Directions for this task: Your task is to give the listing below back word for word, pictures excluded.
[Start]
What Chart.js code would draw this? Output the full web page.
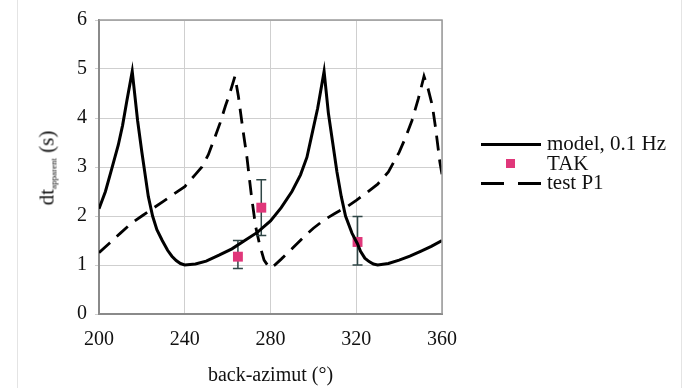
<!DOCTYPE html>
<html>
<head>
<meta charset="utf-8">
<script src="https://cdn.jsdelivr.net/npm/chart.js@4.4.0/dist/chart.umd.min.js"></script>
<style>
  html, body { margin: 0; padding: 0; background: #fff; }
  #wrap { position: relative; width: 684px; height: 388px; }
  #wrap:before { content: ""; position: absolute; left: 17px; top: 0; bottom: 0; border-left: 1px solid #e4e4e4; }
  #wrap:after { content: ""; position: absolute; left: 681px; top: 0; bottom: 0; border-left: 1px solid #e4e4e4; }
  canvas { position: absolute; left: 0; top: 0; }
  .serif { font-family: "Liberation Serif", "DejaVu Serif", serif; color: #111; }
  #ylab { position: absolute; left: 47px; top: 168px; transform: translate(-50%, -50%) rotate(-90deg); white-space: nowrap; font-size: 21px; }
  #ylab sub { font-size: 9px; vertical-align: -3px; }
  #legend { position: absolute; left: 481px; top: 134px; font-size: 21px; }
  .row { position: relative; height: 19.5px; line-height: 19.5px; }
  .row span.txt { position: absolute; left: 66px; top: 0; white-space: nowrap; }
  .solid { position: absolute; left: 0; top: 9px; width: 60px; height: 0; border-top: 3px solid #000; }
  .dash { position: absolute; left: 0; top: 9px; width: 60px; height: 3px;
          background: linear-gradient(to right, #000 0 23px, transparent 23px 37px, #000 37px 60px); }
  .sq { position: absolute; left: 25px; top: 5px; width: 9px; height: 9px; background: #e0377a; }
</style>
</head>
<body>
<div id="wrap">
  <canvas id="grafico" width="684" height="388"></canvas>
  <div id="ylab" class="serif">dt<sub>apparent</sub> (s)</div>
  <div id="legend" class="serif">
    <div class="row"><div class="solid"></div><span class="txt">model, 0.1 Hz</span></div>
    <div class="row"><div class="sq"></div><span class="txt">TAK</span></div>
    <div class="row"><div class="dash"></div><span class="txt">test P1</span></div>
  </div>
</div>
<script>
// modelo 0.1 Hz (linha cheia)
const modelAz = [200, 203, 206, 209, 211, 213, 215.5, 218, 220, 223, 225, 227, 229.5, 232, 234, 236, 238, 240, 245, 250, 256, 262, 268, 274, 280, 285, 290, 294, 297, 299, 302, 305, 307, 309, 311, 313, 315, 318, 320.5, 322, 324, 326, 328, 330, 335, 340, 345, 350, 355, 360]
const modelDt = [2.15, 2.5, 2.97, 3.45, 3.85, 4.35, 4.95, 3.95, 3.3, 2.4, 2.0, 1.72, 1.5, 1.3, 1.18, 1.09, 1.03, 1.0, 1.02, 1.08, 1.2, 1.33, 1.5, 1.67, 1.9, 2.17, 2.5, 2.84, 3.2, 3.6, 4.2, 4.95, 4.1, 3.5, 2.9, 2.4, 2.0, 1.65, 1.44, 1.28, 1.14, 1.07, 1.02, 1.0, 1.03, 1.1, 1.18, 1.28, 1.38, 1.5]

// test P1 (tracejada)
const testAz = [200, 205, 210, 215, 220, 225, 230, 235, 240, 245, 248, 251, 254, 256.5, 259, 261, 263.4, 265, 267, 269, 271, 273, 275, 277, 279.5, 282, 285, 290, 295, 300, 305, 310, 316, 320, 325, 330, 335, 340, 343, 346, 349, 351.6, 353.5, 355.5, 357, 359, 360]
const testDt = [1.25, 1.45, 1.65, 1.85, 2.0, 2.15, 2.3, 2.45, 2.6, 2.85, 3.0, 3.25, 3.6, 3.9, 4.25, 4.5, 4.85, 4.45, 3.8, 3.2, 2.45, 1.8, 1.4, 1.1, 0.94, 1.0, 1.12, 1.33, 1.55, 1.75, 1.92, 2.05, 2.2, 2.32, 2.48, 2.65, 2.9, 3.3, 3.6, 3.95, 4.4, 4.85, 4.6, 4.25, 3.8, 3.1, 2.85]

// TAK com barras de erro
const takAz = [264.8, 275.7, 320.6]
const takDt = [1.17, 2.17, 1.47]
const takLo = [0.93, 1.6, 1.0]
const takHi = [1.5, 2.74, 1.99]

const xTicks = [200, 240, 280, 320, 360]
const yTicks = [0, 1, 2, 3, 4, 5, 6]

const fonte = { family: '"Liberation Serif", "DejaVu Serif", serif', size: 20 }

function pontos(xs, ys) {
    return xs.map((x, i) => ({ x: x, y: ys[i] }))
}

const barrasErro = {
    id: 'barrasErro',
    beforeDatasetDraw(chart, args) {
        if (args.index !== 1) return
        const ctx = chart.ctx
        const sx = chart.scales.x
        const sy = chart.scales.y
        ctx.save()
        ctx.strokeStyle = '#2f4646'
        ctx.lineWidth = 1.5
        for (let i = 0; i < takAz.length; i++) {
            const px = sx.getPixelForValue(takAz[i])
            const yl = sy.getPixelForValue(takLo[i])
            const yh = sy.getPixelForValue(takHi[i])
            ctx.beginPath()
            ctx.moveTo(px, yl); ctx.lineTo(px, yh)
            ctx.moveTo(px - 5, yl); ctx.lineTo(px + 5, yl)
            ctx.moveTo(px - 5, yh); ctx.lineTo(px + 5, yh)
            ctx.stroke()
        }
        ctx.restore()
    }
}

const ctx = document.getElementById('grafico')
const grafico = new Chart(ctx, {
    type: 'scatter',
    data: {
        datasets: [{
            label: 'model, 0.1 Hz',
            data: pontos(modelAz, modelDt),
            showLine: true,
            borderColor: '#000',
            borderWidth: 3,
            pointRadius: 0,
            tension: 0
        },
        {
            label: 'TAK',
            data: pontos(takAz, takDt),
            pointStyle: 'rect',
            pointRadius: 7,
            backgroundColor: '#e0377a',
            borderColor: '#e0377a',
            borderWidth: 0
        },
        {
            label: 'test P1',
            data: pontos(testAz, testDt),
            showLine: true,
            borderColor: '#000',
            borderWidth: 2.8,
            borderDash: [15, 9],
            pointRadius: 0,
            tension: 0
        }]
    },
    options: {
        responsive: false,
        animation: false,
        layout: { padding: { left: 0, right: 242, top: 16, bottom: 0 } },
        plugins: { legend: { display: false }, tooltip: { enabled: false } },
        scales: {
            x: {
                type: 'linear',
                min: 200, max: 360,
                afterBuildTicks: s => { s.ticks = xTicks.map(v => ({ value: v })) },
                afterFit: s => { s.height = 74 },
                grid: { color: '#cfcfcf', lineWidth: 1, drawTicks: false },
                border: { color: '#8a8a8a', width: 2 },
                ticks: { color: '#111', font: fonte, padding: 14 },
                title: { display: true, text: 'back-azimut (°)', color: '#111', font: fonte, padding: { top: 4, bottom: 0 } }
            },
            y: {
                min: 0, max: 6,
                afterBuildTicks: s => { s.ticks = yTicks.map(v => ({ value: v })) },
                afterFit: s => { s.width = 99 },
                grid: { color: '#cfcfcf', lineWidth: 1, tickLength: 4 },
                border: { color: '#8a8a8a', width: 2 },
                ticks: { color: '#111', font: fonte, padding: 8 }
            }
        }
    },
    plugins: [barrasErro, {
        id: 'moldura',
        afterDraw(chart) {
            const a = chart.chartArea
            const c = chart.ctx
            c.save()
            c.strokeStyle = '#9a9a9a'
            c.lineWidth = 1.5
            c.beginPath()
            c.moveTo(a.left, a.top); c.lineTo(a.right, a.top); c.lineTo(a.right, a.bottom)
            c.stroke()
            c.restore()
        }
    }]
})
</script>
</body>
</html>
[End]
Output for this exercise:
What Chart.js code would draw this? Output the full web page.
<!DOCTYPE html>
<html>
<head>
<meta charset="utf-8">
<script src="https://cdn.jsdelivr.net/npm/chart.js@4.4.0/dist/chart.umd.min.js"></script>
<style>
  html, body { margin: 0; padding: 0; background: #fff; }
  #wrap { position: relative; width: 684px; height: 388px; }
  #wrap:before { content: ""; position: absolute; left: 17px; top: 0; bottom: 0; border-left: 1px solid #e4e4e4; }
  #wrap:after { content: ""; position: absolute; left: 681px; top: 0; bottom: 0; border-left: 1px solid #e4e4e4; }
  canvas { position: absolute; left: 0; top: 0; }
  .serif { font-family: "Liberation Serif", "DejaVu Serif", serif; color: #111; }
  #ylab { position: absolute; left: 47px; top: 168px; transform: translate(-50%, -50%) rotate(-90deg); white-space: nowrap; font-size: 21px; }
  #ylab sub { font-size: 9px; vertical-align: -3px; }
  #legend { position: absolute; left: 481px; top: 134px; font-size: 21px; }
  .row { position: relative; height: 19.5px; line-height: 19.5px; }
  .row span.txt { position: absolute; left: 66px; top: 0; white-space: nowrap; }
  .solid { position: absolute; left: 0; top: 9px; width: 60px; height: 0; border-top: 3px solid #000; }
  .dash { position: absolute; left: 0; top: 9px; width: 60px; height: 3px;
          background: linear-gradient(to right, #000 0 23px, transparent 23px 37px, #000 37px 60px); }
  .sq { position: absolute; left: 25px; top: 5px; width: 9px; height: 9px; background: #e0377a; }
</style>
</head>
<body>
<div id="wrap">
  <canvas id="grafico" width="684" height="388"></canvas>
  <div id="ylab" class="serif">dt<sub>apparent</sub> (s)</div>
  <div id="legend" class="serif">
    <div class="row"><div class="solid"></div><span class="txt">model, 0.1 Hz</span></div>
    <div class="row"><div class="sq"></div><span class="txt">TAK</span></div>
    <div class="row"><div class="dash"></div><span class="txt">test P1</span></div>
  </div>
</div>
<script>
// modelo 0.1 Hz (linha cheia)
const modelAz = [200, 203, 206, 209, 211, 213, 215.5, 218, 220, 223, 225, 227, 229.5, 232, 234, 236, 238, 240, 245, 250, 256, 262, 268, 274, 280, 285, 290, 294, 297, 299, 302, 305, 307, 309, 311, 313, 315, 318, 320.5, 322, 324, 326, 328, 330, 335, 340, 345, 350, 355, 360]
const modelDt = [2.15, 2.5, 2.97, 3.45, 3.85, 4.35, 4.95, 3.95, 3.3, 2.4, 2.0, 1.72, 1.5, 1.3, 1.18, 1.09, 1.03, 1.0, 1.02, 1.08, 1.2, 1.33, 1.5, 1.67, 1.9, 2.17, 2.5, 2.84, 3.2, 3.6, 4.2, 4.95, 4.1, 3.5, 2.9, 2.4, 2.0, 1.65, 1.44, 1.28, 1.14, 1.07, 1.02, 1.0, 1.03, 1.1, 1.18, 1.28, 1.38, 1.5]

// test P1 (tracejada)
const testAz = [200, 205, 210, 215, 220, 225, 230, 235, 240, 245, 248, 251, 254, 256.5, 259, 261, 263.4, 265, 267, 269, 271, 273, 275, 277, 279.5, 282, 285, 290, 295, 300, 305, 310, 316, 320, 325, 330, 335, 340, 343, 346, 349, 351.6, 353.5, 355.5, 357, 359, 360]
const testDt = [1.25, 1.45, 1.65, 1.85, 2.0, 2.15, 2.3, 2.45, 2.6, 2.85, 3.0, 3.25, 3.6, 3.9, 4.25, 4.5, 4.85, 4.45, 3.8, 3.2, 2.45, 1.8, 1.4, 1.1, 0.94, 1.0, 1.12, 1.33, 1.55, 1.75, 1.92, 2.05, 2.2, 2.32, 2.48, 2.65, 2.9, 3.3, 3.6, 3.95, 4.4, 4.85, 4.6, 4.25, 3.8, 3.1, 2.85]

// TAK com barras de erro
const takAz = [264.8, 275.7, 320.6]
const takDt = [1.17, 2.17, 1.47]
const takLo = [0.93, 1.6, 1.0]
const takHi = [1.5, 2.74, 1.99]

const xTicks = [200, 240, 280, 320, 360]
const yTicks = [0, 1, 2, 3, 4, 5, 6]

const fonte = { family: '"Liberation Serif", "DejaVu Serif", serif', size: 20 }

function pontos(xs, ys) {
    return xs.map((x, i) => ({ x: x, y: ys[i] }))
}

const barrasErro = {
    id: 'barrasErro',
    beforeDatasetDraw(chart, args) {
        if (args.index !== 1) return
        const ctx = chart.ctx
        const sx = chart.scales.x
        const sy = chart.scales.y
        ctx.save()
        ctx.strokeStyle = '#2f4646'
        ctx.lineWidth = 1.5
        for (let i = 0; i < takAz.length; i++) {
            const px = sx.getPixelForValue(takAz[i])
            const yl = sy.getPixelForValue(takLo[i])
            const yh = sy.getPixelForValue(takHi[i])
            ctx.beginPath()
            ctx.moveTo(px, yl); ctx.lineTo(px, yh)
            ctx.moveTo(px - 5, yl); ctx.lineTo(px + 5, yl)
            ctx.moveTo(px - 5, yh); ctx.lineTo(px + 5, yh)
            ctx.stroke()
        }
        ctx.restore()
    }
}

const ctx = document.getElementById('grafico')
const grafico = new Chart(ctx, {
    type: 'scatter',
    data: {
        datasets: [{
            label: 'model, 0.1 Hz',
            data: pontos(modelAz, modelDt),
            showLine: true,
            borderColor: '#000',
            borderWidth: 3,
            pointRadius: 0,
            tension: 0
        },
        {
            label: 'TAK',
            data: pontos(takAz, takDt),
            pointStyle: 'rect',
            pointRadius: 7,
            backgroundColor: '#e0377a',
            borderColor: '#e0377a',
            borderWidth: 0
        },
        {
            label: 'test P1',
            data: pontos(testAz, testDt),
            showLine: true,
            borderColor: '#000',
            borderWidth: 2.8,
            borderDash: [15, 9],
            pointRadius: 0,
            tension: 0
        }]
    },
    options: {
        responsive: false,
        animation: false,
        layout: { padding: { left: 0, right: 242, top: 16, bottom: 0 } },
        plugins: { legend: { display: false }, tooltip: { enabled: false } },
        scales: {
            x: {
                type: 'linear',
                min: 200, max: 360,
                afterBuildTicks: s => { s.ticks = xTicks.map(v => ({ value: v })) },
                afterFit: s => { s.height = 74 },
                grid: { color: '#cfcfcf', lineWidth: 1, drawTicks: false },
                border: { color: '#8a8a8a', width: 2 },
                ticks: { color: '#111', font: fonte, padding: 14 },
                title: { display: true, text: 'back-azimut (°)', color: '#111', font: fonte, padding: { top: 4, bottom: 0 } }
            },
            y: {
                min: 0, max: 6,
                afterBuildTicks: s => { s.ticks = yTicks.map(v => ({ value: v })) },
                afterFit: s => { s.width = 99 },
                grid: { color: '#cfcfcf', lineWidth: 1, tickLength: 4 },
                border: { color: '#8a8a8a', width: 2 },
                ticks: { color: '#111', font: fonte, padding: 8 }
            }
        }
    },
    plugins: [barrasErro, {
        id: 'moldura',
        afterDraw(chart) {
            const a = chart.chartArea
            const c = chart.ctx
            c.save()
            c.strokeStyle = '#9a9a9a'
            c.lineWidth = 1.5
            c.beginPath()
            c.moveTo(a.left, a.top); c.lineTo(a.right, a.top); c.lineTo(a.right, a.bottom)
            c.stroke()
            c.restore()
        }
    }]
})
</script>
</body>
</html>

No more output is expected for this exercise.